Step 3 - Add Baking Soda to the Mix

Allow the vinegar to agitate for a few minutes. Then, open the lid and add about a cup of baking soda to the mix. If possible, stop the washer after the baking soda is mixed in and allow the solution to sit for 30 minutes. This will allow the cleaning mixture to loosen up dirt and grime around the agitator, making it easier to scrub clean later.

Step 4 - Clean the Exterior of the Machine

While the baking soda, vinegar, and water do their magic, remove any loose parts, like fabric softener dispensers, and place them in a soapy solution. Clean these items with an old toothbrush, as well as the space along the top of the agitator and any other accessible areas. You can also take this opportunity to clean the outside of the machine—just be careful not to close the lid so that the baking soda is able to sit in the basin for a while.

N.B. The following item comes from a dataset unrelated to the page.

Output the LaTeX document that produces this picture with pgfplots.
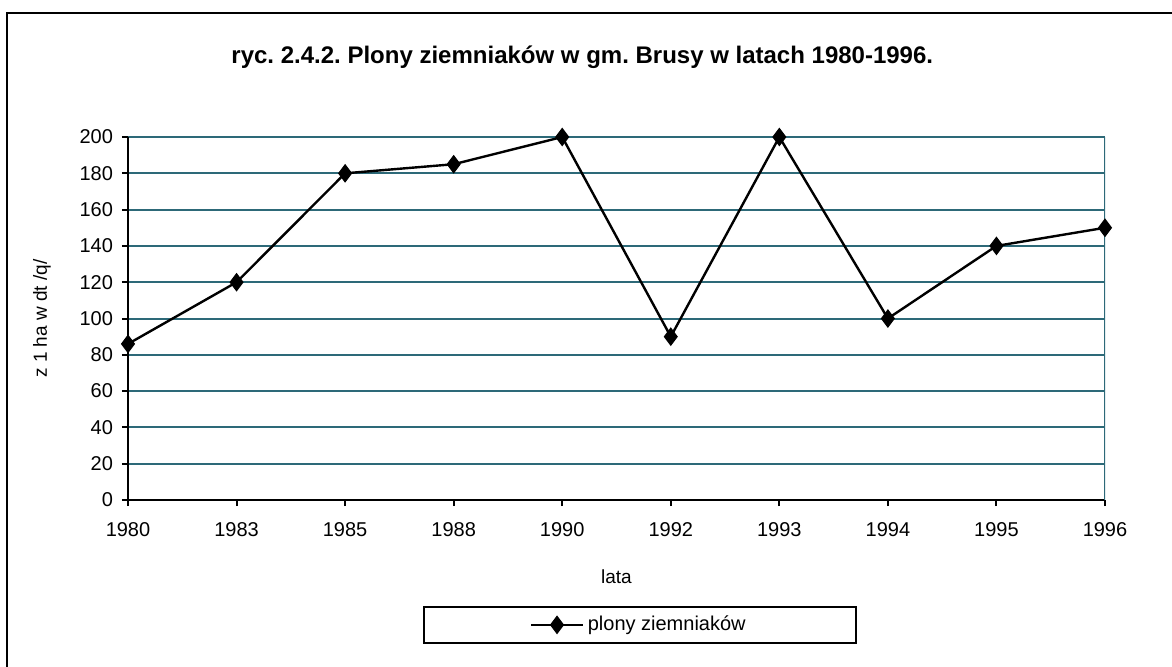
\documentclass[border=0pt]{standalone}
\usepackage{pgfplots}
\pgfplotsset{compat=1.18}
\usepackage{fontspec}
\setmainfont{Liberation Sans}
\frenchspacing
\definecolor{gridteal}{RGB}{45,105,120}
\begin{document}
\begin{tikzpicture}
\useasboundingbox (0,0) rectangle (586pt,333pt);
\draw[line width=1.1pt] (3.5pt,-10pt) rectangle (600pt,326.5pt);
\begin{axis}[
    at={(64pt,83pt)}, anchor=south west,
    width=488.5pt, height=181.5pt, scale only axis,
    xmin=0, xmax=9, ymin=0, ymax=200,
    axis x line*=bottom, axis y line*=left,
    axis line style={line width=1.2pt, black, -},
    xtick={0,...,9},
    xticklabels={1980,1983,1985,1988,1990,1992,1993,1994,1995,1996},
    ytick={0,20,...,200},
    tick align=outside, major tick length=3pt,
    tick style={black, line width=1pt},
    ymajorgrids, major grid style={gridteal, line width=1pt},
    tick label style={font=\fontsize{10}{12}\selectfont},
    xticklabel style={yshift=-4.5pt},
    yticklabel style={xshift=-1pt},
    /pgf/number format/assume math mode=true,
    every axis title shift=0pt,
    title={ryc. 2.4.2. Plony ziemniaków w gm. Brusy w latach 1980-1996.},
    title style={at={(axis description cs:0.465,1.22)}, anchor=center, font=\bfseries\fontsize{12}{14}\selectfont},
    xlabel={lata},
    xlabel style={at={(axis description cs:0.5,-0.212)}, anchor=center, font=\fontsize{9.5}{11}\selectfont},
    ylabel={z 1 ha w dt /q/},
    ylabel style={at={(axis description cs:-0.088,0.5)}, anchor=center, font=\fontsize{9.5}{11}\selectfont},
    legend style={at={(axis description cs:0.524,-0.344)}, anchor=center, draw=black, line width=1pt,
        inner xsep=53pt, inner ysep=2.5pt, font=\fontsize{10}{12}\selectfont},
    legend image code/.code={\draw[mark repeat=2,mark phase=2] plot coordinates {(0cm,0cm)(0.45cm,0cm)(0.9cm,0cm)};},
]
\draw[gridteal, line width=1pt] (rel axis cs:1,0) -- (rel axis cs:1,1);
\addplot[black, line width=1.2pt, mark=diamond*, mark size=4.3pt, mark options={solid, fill=black, line width=0.5pt}]
    coordinates {(0,86) (1,120) (2,180) (3,185) (4,200) (5,90) (6,200) (7,100) (8,140) (9,150)};
\addlegendentry{plony ziemniaków}
\end{axis}
\end{tikzpicture}
\end{document}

Step 5 - Run a Cycle With the Cleaning Solution

An empty stainless steel washing machine basin.

Once the cleaning solution has sat for 30 minutes, close the lid and start the cycle. While the washing machine is running, clean the lid, top console, and dials with a mixture of vinegar and water. You can alternatively use bleach, although it's a good idea to avoid using harsh chemicals whenever possible.

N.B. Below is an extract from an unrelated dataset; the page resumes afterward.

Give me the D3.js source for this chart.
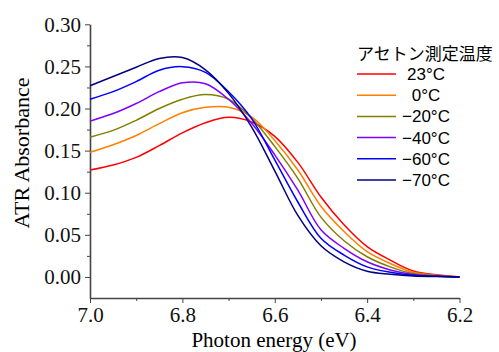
<!DOCTYPE html>
<html>
<head>
<meta charset="utf-8">
<script src="https://cdn.jsdelivr.net/npm/d3@7"></script>
<style>
  body { margin: 0; background: #fff; }
  svg { display: block; }
  .axis path, .axis line { stroke: #444; }
  .axis text { font-family: "Liberation Serif", "Times New Roman", serif; font-size: 21px; fill: #111; }
</style>
</head>
<body>
<svg width="499" height="352"></svg>
<script>
// photon energy (eV) sample points
var energy = [7.0, 6.95, 6.9, 6.85, 6.8, 6.75, 6.7, 6.65, 6.6, 6.55, 6.5, 6.45, 6.4, 6.35, 6.3, 6.25, 6.2];

var temps = ["23\u00b0C", "0\u00b0C", "\u221220\u00b0C", "\u221240\u00b0C", "\u221260\u00b0C", "\u221270\u00b0C"];
var colors = ["#ff0000", "#ff8000", "#808000", "#8000ff", "#0000ff", "#000080"];

var abs23  = [0.127, 0.133, 0.142, 0.156, 0.171, 0.183, 0.1895, 0.184, 0.167, 0.136, 0.095, 0.062, 0.036, 0.020, 0.0071, 0.0025, 0.0];
var abs0   = [0.148, 0.157, 0.168, 0.182, 0.195, 0.2015, 0.2015, 0.190, 0.162, 0.127, 0.084, 0.054, 0.030, 0.016, 0.0055, 0.002, 0.0];
var absM20 = [0.166, 0.174, 0.186, 0.200, 0.211, 0.2165, 0.211, 0.1885, 0.155, 0.117, 0.071, 0.043, 0.024, 0.012, 0.004, 0.0015, 0.0];
var absM40 = [0.185, 0.194, 0.206, 0.220, 0.2305, 0.2295, 0.211, 0.1825, 0.145, 0.103, 0.056, 0.034, 0.018, 0.0083, 0.003, 0.001, 0.0];
var absM60 = [0.211, 0.220, 0.232, 0.2455, 0.2497, 0.243, 0.220, 0.188, 0.139, 0.089, 0.046, 0.026, 0.012, 0.0056, 0.002, 0.0008, 0.0];
var absM70 = [0.227, 0.238, 0.249, 0.2595, 0.2605, 0.246, 0.218, 0.178, 0.126, 0.073, 0.037, 0.018, 0.0068, 0.0032, 0.001, 0.0004, 0.0];

var series = [abs23, abs0, absM20, absM40, absM60, absM70];

var xMajor = [7.0, 6.8, 6.6, 6.4, 6.2];
var xMinor = [6.9, 6.7, 6.5, 6.3];
var yMajor = [0.00, 0.05, 0.10, 0.15, 0.20, 0.25, 0.30];
var yMinor = [0.025, 0.075, 0.125, 0.175, 0.225, 0.275];

var legendTitle = "アセトン測定温度";

var svg = d3.select("svg");

var x = d3.scaleLinear().domain([7.0, 6.2]).range([90, 459.5]);
var y = d3.scaleLinear().domain([-0.025, 0.30]).range([298, 24.3]);

// axes
svg.append("g")
	.attr("class", "axis")
	.attr("transform", "translate(0,298)")
	.call(d3.axisBottom(x).tickValues(xMinor).tickSize(3).tickSizeOuter(0).tickFormat(""))
	.select(".domain").remove();
var gx = svg.append("g")
	.attr("class", "axis")
	.attr("transform", "translate(0,298)")
	.call(d3.axisBottom(x).tickValues(xMajor).tickSize(5).tickSizeOuter(0).tickPadding(4).tickFormat(d3.format(".1f")));
gx.select(".domain").attr("stroke-width", 1.6);

svg.append("g")
	.attr("class", "axis")
	.attr("transform", "translate(90,0)")
	.call(d3.axisLeft(y).tickValues(yMinor).tickSize(3).tickSizeOuter(0).tickFormat(""))
	.select(".domain").remove();
var gy = svg.append("g")
	.attr("class", "axis")
	.attr("transform", "translate(90,0)")
	.call(d3.axisLeft(y).tickValues(yMajor).tickSize(5).tickSizeOuter(0).tickPadding(4).tickFormat(d3.format(".2f")));
gy.select(".domain").attr("stroke-width", 1.6);

// axis titles
svg.append("text")
	.attr("transform", "translate(29,153) rotate(-90)")
	.attr("text-anchor", "middle")
	.style("font-family", "'Liberation Serif', 'Times New Roman', serif")
	.style("font-size", "22px")
	.text("ATR Absorbance");

svg.append("text")
	.attr("x", 274)
	.attr("y", 347)
	.attr("text-anchor", "middle")
	.style("font-family", "'Liberation Serif', 'Times New Roman', serif")
	.style("font-size", "21px")
	.text("Photon energy (eV)");

// curves
var line = d3.line()
	.x(function(d, i) { return x(energy[i]); })
	.y(function(d) { return y(d); })
	.curve(d3.curveCatmullRom.alpha(0.5));

svg.append("g")
	.selectAll("path")
	.data(series)
	.enter().append("path")
		.attr("d", line)
		.attr("fill", "none")
		.attr("stroke", function(d, i) { return colors[i]; })
		.attr("stroke-width", 1.5);

// legend
var lg = svg.append("g");
lg.append("text")
	.attr("x", 357)
	.attr("y", 60)
	.style("font-family", "'Noto Sans CJK JP', sans-serif")
	.style("font-size", "17px")
	.text(legendTitle);

var item = lg.selectAll("g.item")
	.data(temps)
	.enter().append("g")
		.attr("class", "item")
		.attr("transform", function(d, i) { return "translate(0," + (74 + i * 21.2) + ")"; });
item.append("line")
	.attr("x1", 357).attr("x2", 396)
	.attr("stroke", function(d, i) { return colors[i]; })
	.attr("stroke-width", 1.5);
item.append("text")
	.attr("x", 426)
	.attr("y", 6)
	.attr("text-anchor", "middle")
	.style("font-family", "'Liberation Sans', Arial, sans-serif")
	.style("font-size", "17px")
	.text(function(d) { return d; });
</script>
</body>
</html>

Step 6 - Run a Second Cycle With Vinegar

After the cycle is complete, run another cycle with 2 to 4 cups of vinegar. This will help remove any loose bits of grime the first cycle broke free. You can also hit the center agitator with a cleaning cloth between the cycles to speed up the process. You should start to see a visible difference in the cleanliness of the machine, especially if the washer hasn’t been scrubbed in a long time.

Step 7 - Wipe the Basin Clean

An opening washing machine with a striped cloth hanging out of the basin.

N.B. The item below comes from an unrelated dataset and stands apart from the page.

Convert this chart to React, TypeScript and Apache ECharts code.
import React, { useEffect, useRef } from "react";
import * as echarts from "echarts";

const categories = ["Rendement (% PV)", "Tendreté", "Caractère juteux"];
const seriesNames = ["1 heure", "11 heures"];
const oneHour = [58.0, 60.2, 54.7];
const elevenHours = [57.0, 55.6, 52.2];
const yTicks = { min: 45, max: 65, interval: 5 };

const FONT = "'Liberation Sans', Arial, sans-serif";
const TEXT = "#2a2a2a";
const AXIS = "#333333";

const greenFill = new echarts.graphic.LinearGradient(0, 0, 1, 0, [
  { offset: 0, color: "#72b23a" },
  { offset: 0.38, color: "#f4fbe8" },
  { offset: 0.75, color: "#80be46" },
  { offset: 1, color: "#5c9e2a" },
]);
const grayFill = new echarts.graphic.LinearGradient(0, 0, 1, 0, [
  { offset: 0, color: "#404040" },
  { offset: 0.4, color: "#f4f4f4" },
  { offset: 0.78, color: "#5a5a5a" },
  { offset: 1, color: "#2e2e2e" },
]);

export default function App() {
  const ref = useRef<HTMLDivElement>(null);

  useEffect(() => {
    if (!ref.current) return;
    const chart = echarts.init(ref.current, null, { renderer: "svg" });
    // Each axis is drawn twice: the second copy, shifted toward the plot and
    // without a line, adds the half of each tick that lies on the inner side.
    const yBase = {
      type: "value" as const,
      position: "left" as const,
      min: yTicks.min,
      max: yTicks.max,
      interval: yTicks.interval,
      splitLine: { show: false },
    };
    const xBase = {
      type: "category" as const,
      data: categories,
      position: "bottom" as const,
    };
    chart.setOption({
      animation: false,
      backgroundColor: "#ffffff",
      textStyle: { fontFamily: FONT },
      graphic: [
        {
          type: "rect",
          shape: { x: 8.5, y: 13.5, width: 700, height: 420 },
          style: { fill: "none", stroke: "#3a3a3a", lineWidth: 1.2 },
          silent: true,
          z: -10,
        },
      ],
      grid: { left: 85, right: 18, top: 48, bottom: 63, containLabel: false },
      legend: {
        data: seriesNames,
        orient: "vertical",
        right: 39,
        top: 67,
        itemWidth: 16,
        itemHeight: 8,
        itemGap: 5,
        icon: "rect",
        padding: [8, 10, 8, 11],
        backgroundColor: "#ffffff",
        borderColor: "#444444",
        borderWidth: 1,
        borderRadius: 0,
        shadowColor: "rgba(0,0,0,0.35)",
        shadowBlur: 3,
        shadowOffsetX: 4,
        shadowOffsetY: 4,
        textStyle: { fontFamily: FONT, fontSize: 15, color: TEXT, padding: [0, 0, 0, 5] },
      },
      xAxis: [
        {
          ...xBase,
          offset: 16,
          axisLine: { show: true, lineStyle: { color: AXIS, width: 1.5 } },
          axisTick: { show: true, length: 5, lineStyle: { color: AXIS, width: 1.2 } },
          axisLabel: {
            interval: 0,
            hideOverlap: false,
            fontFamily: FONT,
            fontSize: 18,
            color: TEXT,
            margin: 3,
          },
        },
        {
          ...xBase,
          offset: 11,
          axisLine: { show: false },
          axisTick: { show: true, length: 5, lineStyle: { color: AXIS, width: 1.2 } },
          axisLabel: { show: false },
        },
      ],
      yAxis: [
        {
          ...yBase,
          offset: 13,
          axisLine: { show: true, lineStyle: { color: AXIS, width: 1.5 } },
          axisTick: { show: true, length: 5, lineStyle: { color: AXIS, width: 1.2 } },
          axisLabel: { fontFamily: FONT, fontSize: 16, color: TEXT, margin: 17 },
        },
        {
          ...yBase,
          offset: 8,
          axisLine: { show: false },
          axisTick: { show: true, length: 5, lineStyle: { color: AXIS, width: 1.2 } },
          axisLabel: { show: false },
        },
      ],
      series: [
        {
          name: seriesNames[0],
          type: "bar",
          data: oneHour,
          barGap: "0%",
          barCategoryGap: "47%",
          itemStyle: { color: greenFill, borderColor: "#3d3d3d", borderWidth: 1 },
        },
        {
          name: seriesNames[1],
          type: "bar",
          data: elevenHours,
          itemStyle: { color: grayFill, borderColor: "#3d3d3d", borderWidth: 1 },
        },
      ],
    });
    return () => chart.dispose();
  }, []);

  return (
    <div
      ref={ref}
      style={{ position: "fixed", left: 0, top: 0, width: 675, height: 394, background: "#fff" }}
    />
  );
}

With the second cycle done, use your microfiber cloth to clean away the last bits of residue. A vinegar solution is a great option for this step and will help remove any of the more stubborn stains. With the washing machine sparkly clean, replace any parts you removed and run a short cycle to filter any remaining vinegar.

Maintenance Tips

There are several things you can do to keep your washer clean throughout the year. For starters, avoid using too much detergent as this will help deter the buildup of residue. To prevent mildew from accumulating, keep the lid to your washer open in between loads. Finally, it's always a good idea to periodically sanitize the inside of the washer with bleach and hot water. This will help kill mildew and mold spores that typically grow in moist environments.